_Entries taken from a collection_

[START]

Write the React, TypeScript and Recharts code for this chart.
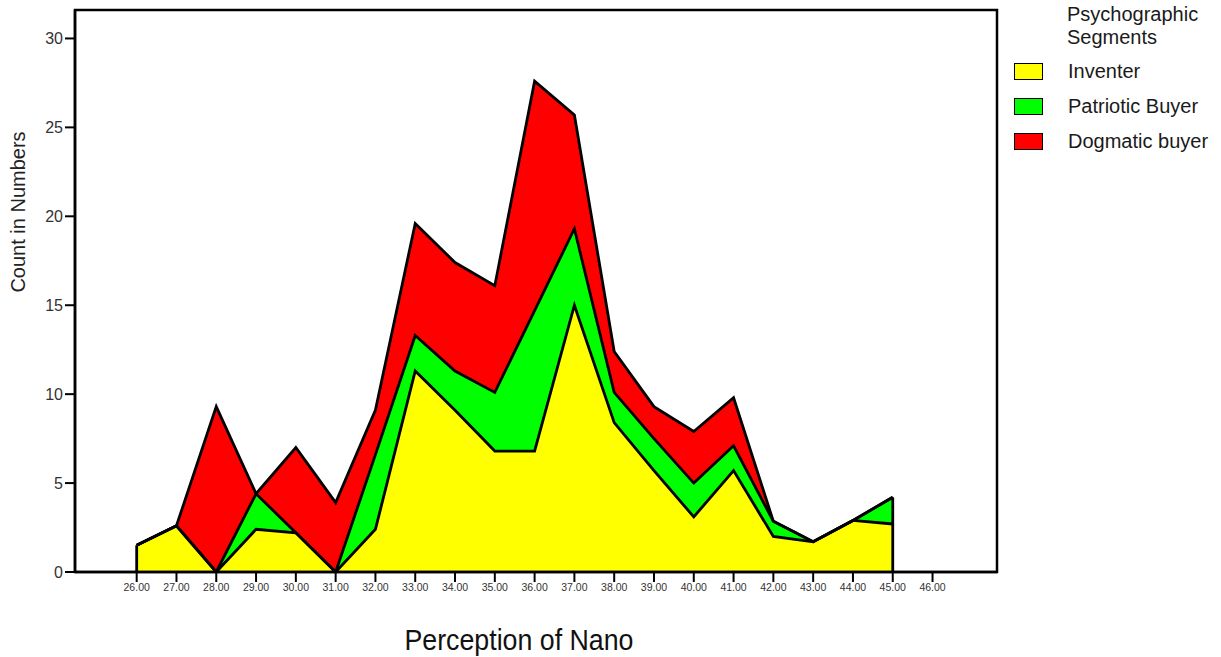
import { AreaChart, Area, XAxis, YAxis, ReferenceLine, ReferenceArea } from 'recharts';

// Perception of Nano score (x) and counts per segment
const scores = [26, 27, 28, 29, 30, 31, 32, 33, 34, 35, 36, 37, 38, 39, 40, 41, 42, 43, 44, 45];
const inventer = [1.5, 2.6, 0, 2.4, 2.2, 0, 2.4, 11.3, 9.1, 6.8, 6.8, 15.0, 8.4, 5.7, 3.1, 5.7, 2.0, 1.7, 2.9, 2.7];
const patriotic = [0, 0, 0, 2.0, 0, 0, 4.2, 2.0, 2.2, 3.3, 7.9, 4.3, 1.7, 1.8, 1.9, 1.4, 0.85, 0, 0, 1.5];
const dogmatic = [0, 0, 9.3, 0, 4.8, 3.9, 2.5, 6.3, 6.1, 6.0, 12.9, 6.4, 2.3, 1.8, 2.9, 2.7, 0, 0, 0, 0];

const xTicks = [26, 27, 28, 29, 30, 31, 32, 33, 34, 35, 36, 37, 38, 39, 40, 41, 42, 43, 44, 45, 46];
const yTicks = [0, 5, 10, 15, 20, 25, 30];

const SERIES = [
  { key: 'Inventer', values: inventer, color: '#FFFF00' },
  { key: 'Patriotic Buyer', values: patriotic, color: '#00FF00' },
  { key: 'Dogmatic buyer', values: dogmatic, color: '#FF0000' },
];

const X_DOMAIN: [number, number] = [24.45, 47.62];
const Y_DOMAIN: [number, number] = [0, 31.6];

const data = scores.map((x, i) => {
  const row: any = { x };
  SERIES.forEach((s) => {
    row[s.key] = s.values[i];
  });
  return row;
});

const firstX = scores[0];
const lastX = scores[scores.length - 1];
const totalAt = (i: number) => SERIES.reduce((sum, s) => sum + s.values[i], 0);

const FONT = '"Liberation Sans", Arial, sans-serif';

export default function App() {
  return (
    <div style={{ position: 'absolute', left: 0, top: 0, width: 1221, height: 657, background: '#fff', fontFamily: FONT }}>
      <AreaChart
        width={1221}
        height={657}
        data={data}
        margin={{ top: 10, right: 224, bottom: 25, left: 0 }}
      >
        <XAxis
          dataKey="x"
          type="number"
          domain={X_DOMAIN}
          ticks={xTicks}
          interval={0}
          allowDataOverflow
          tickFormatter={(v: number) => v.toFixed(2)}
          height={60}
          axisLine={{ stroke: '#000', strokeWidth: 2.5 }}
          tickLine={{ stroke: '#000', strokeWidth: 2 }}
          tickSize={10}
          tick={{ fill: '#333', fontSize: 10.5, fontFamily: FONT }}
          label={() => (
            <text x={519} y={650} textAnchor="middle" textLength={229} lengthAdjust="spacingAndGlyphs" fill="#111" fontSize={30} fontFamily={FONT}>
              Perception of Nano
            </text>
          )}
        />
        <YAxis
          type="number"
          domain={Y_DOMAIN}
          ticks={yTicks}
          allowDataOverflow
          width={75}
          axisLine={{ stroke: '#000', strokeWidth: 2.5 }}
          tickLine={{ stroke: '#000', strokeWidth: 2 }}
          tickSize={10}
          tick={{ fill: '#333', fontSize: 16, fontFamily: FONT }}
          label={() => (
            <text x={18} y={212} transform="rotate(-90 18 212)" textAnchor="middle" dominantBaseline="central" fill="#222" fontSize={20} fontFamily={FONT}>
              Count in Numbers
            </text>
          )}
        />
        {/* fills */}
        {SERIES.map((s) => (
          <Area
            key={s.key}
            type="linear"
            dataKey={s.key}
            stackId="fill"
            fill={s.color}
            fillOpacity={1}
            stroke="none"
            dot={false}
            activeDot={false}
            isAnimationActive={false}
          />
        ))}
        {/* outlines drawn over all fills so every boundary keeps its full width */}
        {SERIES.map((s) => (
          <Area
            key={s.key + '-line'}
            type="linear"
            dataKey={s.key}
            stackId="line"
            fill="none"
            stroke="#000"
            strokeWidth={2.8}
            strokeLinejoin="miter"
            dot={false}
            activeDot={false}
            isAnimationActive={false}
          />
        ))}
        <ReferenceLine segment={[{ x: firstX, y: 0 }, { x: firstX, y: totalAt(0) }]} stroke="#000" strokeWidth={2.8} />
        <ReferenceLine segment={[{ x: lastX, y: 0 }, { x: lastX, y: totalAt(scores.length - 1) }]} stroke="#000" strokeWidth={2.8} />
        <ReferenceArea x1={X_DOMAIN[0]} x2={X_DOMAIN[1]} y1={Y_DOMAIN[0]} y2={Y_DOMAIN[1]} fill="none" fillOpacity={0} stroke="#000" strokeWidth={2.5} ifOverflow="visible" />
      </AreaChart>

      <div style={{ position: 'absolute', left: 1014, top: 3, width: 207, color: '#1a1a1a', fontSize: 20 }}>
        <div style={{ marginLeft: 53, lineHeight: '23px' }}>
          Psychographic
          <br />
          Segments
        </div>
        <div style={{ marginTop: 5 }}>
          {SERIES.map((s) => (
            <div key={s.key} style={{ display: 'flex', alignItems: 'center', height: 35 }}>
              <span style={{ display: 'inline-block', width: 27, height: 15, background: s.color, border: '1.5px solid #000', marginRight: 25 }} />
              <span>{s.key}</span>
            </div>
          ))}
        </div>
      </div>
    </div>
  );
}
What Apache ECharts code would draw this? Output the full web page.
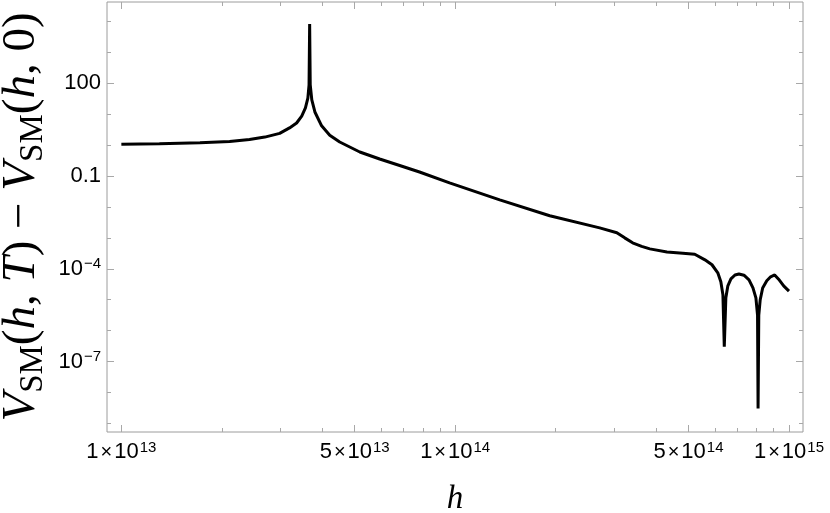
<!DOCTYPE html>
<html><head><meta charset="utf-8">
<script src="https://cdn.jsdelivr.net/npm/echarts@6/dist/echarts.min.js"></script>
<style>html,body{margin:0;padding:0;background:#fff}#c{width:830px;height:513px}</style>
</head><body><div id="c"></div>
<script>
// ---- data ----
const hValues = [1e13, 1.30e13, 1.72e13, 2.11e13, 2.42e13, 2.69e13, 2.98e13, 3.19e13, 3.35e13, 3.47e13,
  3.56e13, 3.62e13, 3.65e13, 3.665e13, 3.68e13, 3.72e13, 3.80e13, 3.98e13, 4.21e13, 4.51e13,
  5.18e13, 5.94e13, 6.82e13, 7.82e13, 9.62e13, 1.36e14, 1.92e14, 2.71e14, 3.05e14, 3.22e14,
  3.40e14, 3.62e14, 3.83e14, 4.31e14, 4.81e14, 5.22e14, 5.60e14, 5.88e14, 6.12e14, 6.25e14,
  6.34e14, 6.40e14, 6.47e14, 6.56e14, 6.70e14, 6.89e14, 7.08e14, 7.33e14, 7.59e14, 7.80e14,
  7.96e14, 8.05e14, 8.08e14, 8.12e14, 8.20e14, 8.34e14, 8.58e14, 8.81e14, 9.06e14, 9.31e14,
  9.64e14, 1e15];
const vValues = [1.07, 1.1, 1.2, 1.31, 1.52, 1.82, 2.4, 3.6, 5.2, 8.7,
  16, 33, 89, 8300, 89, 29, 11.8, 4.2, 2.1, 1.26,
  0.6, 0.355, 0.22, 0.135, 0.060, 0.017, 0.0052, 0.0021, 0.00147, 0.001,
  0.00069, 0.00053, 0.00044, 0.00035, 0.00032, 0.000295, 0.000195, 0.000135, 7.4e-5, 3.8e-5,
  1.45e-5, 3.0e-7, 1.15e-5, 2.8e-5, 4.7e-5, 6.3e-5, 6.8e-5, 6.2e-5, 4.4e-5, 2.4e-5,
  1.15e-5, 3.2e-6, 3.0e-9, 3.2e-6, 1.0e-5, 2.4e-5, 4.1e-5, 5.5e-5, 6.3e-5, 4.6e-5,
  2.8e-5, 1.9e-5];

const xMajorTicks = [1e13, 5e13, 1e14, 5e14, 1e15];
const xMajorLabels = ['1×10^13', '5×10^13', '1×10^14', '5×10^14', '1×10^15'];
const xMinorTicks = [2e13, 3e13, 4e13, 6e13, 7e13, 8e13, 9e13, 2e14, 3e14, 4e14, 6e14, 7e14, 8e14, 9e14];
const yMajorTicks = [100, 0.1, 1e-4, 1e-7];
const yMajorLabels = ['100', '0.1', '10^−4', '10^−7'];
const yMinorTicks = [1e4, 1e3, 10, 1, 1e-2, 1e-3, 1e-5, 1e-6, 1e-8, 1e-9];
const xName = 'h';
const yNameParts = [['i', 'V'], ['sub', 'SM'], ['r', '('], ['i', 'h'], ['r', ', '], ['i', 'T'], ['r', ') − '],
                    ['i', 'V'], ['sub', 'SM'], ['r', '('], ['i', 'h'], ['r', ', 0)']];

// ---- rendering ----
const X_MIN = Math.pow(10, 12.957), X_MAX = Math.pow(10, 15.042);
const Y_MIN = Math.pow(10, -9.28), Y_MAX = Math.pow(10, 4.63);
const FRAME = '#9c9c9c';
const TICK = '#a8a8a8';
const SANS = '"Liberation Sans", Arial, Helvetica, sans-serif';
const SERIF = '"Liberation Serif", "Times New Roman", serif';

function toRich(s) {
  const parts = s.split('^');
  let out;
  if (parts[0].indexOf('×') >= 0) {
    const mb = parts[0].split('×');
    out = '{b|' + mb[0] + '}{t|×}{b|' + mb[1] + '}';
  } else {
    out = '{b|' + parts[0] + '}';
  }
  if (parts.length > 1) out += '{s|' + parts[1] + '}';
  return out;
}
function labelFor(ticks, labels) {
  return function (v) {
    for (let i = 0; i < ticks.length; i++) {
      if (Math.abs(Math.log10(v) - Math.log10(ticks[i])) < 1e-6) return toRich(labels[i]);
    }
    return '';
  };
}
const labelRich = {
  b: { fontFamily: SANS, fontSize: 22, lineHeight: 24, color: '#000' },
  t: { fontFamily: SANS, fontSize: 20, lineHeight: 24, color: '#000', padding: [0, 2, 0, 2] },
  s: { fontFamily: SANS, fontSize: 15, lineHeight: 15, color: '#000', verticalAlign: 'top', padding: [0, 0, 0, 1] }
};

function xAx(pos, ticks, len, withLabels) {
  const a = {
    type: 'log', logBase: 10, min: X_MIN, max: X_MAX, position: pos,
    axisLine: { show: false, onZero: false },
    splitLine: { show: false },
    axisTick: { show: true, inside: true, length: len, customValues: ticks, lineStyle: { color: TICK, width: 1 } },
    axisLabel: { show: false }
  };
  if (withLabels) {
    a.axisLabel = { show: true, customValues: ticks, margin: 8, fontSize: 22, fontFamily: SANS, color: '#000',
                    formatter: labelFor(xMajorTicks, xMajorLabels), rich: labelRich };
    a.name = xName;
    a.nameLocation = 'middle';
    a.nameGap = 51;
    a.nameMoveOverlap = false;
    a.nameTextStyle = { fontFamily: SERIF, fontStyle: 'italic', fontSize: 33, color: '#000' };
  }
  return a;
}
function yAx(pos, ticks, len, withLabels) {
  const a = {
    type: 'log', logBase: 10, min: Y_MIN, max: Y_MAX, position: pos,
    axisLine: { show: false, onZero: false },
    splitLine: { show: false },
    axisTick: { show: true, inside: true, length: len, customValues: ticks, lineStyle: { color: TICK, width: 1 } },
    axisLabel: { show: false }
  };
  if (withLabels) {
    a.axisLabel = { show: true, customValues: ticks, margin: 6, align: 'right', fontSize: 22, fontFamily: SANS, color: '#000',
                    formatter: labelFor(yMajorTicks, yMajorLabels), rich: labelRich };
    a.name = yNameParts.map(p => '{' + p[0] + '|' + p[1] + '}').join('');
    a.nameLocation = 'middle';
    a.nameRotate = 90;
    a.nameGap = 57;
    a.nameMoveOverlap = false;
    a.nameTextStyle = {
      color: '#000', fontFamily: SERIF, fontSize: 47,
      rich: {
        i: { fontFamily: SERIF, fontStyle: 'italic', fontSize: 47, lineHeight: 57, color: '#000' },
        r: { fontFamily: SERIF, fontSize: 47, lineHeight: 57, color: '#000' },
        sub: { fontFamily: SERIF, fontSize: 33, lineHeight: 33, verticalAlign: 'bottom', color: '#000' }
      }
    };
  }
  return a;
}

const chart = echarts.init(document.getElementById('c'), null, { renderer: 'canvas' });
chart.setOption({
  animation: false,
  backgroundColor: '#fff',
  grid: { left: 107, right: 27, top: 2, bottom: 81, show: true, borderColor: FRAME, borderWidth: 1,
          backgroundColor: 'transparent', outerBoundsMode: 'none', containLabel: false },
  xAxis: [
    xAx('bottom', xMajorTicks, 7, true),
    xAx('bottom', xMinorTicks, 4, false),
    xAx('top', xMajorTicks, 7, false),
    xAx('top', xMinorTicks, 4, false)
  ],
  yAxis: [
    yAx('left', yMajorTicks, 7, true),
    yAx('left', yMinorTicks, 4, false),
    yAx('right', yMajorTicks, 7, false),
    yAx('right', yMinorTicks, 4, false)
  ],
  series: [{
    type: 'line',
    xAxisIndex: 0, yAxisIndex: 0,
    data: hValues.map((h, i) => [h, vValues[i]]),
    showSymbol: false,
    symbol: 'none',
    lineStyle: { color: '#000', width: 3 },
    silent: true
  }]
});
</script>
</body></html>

[END]

_GIVEN INSTRUCTION_
Copy exactly the stretch of lines from the one containing "What Apache ECharts" through the one containing "2.8e-5, 1.9e-5];", both included. Leave out any pictures.

_ANSWER TO THE PROBLEM_
What Apache ECharts code would draw this? Output the full web page.
<!DOCTYPE html>
<html><head><meta charset="utf-8">
<script src="https://cdn.jsdelivr.net/npm/echarts@6/dist/echarts.min.js"></script>
<style>html,body{margin:0;padding:0;background:#fff}#c{width:830px;height:513px}</style>
</head><body><div id="c"></div>
<script>
// ---- data ----
const hValues = [1e13, 1.30e13, 1.72e13, 2.11e13, 2.42e13, 2.69e13, 2.98e13, 3.19e13, 3.35e13, 3.47e13,
  3.56e13, 3.62e13, 3.65e13, 3.665e13, 3.68e13, 3.72e13, 3.80e13, 3.98e13, 4.21e13, 4.51e13,
  5.18e13, 5.94e13, 6.82e13, 7.82e13, 9.62e13, 1.36e14, 1.92e14, 2.71e14, 3.05e14, 3.22e14,
  3.40e14, 3.62e14, 3.83e14, 4.31e14, 4.81e14, 5.22e14, 5.60e14, 5.88e14, 6.12e14, 6.25e14,
  6.34e14, 6.40e14, 6.47e14, 6.56e14, 6.70e14, 6.89e14, 7.08e14, 7.33e14, 7.59e14, 7.80e14,
  7.96e14, 8.05e14, 8.08e14, 8.12e14, 8.20e14, 8.34e14, 8.58e14, 8.81e14, 9.06e14, 9.31e14,
  9.64e14, 1e15];
const vValues = [1.07, 1.1, 1.2, 1.31, 1.52, 1.82, 2.4, 3.6, 5.2, 8.7,
  16, 33, 89, 8300, 89, 29, 11.8, 4.2, 2.1, 1.26,
  0.6, 0.355, 0.22, 0.135, 0.060, 0.017, 0.0052, 0.0021, 0.00147, 0.001,
  0.00069, 0.00053, 0.00044, 0.00035, 0.00032, 0.000295, 0.000195, 0.000135, 7.4e-5, 3.8e-5,
  1.45e-5, 3.0e-7, 1.15e-5, 2.8e-5, 4.7e-5, 6.3e-5, 6.8e-5, 6.2e-5, 4.4e-5, 2.4e-5,
  1.15e-5, 3.2e-6, 3.0e-9, 3.2e-6, 1.0e-5, 2.4e-5, 4.1e-5, 5.5e-5, 6.3e-5, 4.6e-5,
  2.8e-5, 1.9e-5];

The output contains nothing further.